▶ **Stated exercise**
Repeat exactly, and only, the lines from the one that contains "What Altair code" through the one that contains "import pandas as pd", both ends included.

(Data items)
____

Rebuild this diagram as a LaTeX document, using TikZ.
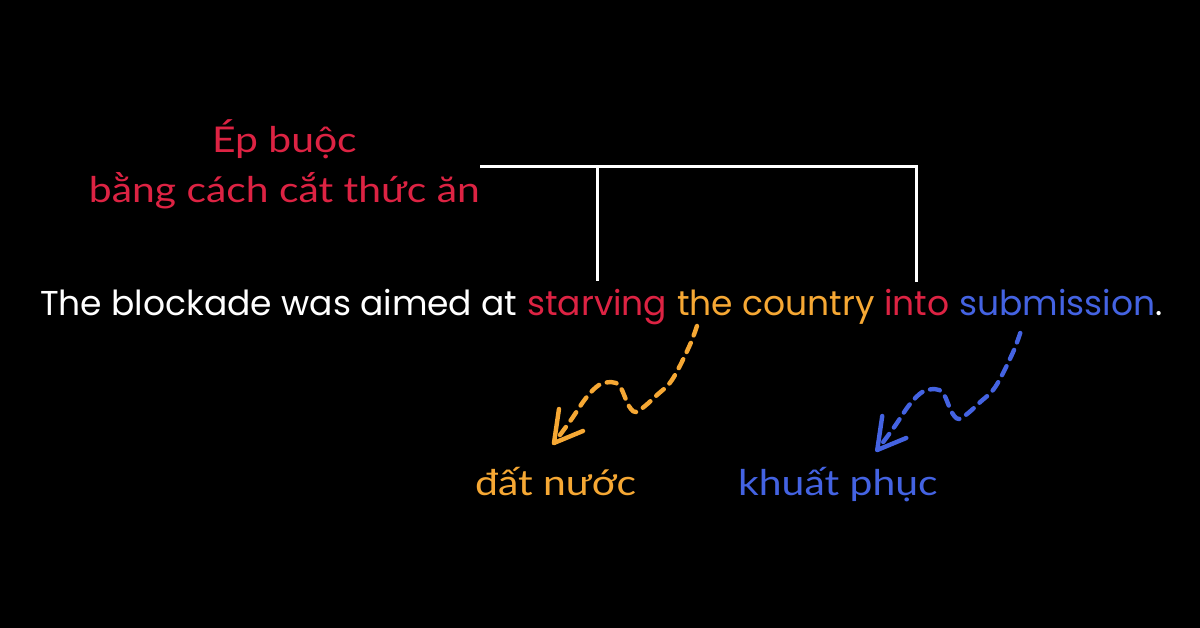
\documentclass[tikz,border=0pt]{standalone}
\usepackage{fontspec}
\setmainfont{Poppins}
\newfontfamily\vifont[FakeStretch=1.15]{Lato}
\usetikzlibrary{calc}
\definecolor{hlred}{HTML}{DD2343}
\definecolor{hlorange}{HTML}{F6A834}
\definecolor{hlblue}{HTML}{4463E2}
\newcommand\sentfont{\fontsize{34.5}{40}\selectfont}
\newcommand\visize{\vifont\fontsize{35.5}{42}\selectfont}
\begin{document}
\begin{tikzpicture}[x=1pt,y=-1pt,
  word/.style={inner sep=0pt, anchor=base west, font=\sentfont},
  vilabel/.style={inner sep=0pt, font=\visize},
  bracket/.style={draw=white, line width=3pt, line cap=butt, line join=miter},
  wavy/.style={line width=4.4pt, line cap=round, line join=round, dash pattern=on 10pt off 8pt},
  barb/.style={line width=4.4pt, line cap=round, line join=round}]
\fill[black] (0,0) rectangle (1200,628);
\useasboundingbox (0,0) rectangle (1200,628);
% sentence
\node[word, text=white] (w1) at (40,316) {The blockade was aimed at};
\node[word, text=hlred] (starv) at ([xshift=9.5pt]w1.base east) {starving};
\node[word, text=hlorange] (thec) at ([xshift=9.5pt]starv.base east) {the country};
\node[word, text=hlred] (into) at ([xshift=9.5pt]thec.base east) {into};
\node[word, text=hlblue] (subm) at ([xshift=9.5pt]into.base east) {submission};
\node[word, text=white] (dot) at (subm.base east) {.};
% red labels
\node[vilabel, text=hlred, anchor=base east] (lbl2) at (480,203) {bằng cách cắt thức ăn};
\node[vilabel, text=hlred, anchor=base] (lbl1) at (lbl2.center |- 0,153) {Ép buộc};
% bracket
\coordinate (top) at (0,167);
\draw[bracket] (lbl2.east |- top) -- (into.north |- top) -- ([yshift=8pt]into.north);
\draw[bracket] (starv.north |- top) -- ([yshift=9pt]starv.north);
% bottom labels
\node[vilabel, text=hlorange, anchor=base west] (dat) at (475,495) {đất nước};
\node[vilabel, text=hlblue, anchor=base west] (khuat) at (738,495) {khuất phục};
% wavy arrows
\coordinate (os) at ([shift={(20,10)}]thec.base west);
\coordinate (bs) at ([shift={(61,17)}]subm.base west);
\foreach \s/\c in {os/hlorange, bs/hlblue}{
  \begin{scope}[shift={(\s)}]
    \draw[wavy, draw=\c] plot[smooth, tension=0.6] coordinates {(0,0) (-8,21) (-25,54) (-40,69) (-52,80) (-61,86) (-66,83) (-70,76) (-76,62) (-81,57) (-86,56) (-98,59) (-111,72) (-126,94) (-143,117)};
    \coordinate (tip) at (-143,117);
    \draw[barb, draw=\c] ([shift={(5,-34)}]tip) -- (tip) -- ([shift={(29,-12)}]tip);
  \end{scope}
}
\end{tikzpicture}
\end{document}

____

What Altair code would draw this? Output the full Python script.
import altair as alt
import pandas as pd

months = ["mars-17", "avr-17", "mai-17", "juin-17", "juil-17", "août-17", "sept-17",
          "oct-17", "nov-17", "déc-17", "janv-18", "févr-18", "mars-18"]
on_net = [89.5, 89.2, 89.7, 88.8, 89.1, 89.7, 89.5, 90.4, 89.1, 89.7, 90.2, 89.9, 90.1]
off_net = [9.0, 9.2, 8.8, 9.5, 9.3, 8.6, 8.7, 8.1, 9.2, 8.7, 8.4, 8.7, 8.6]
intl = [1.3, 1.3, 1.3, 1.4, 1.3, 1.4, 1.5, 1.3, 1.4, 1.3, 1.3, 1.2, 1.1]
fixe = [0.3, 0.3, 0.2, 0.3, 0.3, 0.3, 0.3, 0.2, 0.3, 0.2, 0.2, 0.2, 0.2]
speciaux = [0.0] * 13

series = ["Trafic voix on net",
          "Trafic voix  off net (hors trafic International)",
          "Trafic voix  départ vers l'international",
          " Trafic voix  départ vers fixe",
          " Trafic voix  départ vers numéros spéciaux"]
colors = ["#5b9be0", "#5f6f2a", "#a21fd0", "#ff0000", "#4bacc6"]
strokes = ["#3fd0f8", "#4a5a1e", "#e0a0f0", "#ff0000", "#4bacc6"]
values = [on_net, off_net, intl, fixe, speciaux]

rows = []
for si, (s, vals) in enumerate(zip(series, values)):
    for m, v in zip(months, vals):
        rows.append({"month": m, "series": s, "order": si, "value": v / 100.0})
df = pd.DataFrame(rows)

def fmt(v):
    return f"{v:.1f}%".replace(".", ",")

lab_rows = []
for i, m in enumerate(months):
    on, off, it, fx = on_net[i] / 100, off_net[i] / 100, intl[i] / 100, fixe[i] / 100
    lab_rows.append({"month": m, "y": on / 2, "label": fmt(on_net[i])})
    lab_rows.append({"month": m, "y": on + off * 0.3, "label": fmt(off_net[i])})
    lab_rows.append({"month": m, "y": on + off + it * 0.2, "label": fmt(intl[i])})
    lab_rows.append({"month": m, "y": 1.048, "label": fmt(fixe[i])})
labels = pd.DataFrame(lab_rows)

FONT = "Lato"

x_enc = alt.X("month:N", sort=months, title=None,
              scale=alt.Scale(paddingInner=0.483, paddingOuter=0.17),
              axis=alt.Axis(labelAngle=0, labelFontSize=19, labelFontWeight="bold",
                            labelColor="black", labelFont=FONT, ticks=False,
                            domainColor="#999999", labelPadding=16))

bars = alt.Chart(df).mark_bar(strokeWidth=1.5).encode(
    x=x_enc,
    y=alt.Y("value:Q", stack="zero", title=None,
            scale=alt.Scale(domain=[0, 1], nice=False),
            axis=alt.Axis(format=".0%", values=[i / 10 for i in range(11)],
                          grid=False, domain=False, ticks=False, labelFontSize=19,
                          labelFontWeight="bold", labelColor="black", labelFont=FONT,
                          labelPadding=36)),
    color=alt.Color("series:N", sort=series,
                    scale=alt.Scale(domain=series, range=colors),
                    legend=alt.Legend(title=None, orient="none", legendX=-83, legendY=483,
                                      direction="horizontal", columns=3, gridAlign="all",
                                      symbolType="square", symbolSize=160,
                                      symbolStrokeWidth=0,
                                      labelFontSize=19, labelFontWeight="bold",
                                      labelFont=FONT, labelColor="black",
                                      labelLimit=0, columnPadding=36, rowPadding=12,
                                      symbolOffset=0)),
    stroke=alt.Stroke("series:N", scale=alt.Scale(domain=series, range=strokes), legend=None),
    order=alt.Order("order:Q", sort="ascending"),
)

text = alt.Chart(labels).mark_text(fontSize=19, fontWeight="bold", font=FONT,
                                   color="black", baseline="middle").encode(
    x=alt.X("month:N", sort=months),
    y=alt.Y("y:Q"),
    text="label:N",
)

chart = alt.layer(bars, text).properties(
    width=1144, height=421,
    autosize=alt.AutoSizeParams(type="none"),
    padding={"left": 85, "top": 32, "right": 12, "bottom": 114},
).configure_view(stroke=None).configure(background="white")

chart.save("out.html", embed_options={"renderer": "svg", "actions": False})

____

▶ **Reply to the exercise**
What Altair code would draw this? Output the full Python script.
import altair as alt
import pandas as pd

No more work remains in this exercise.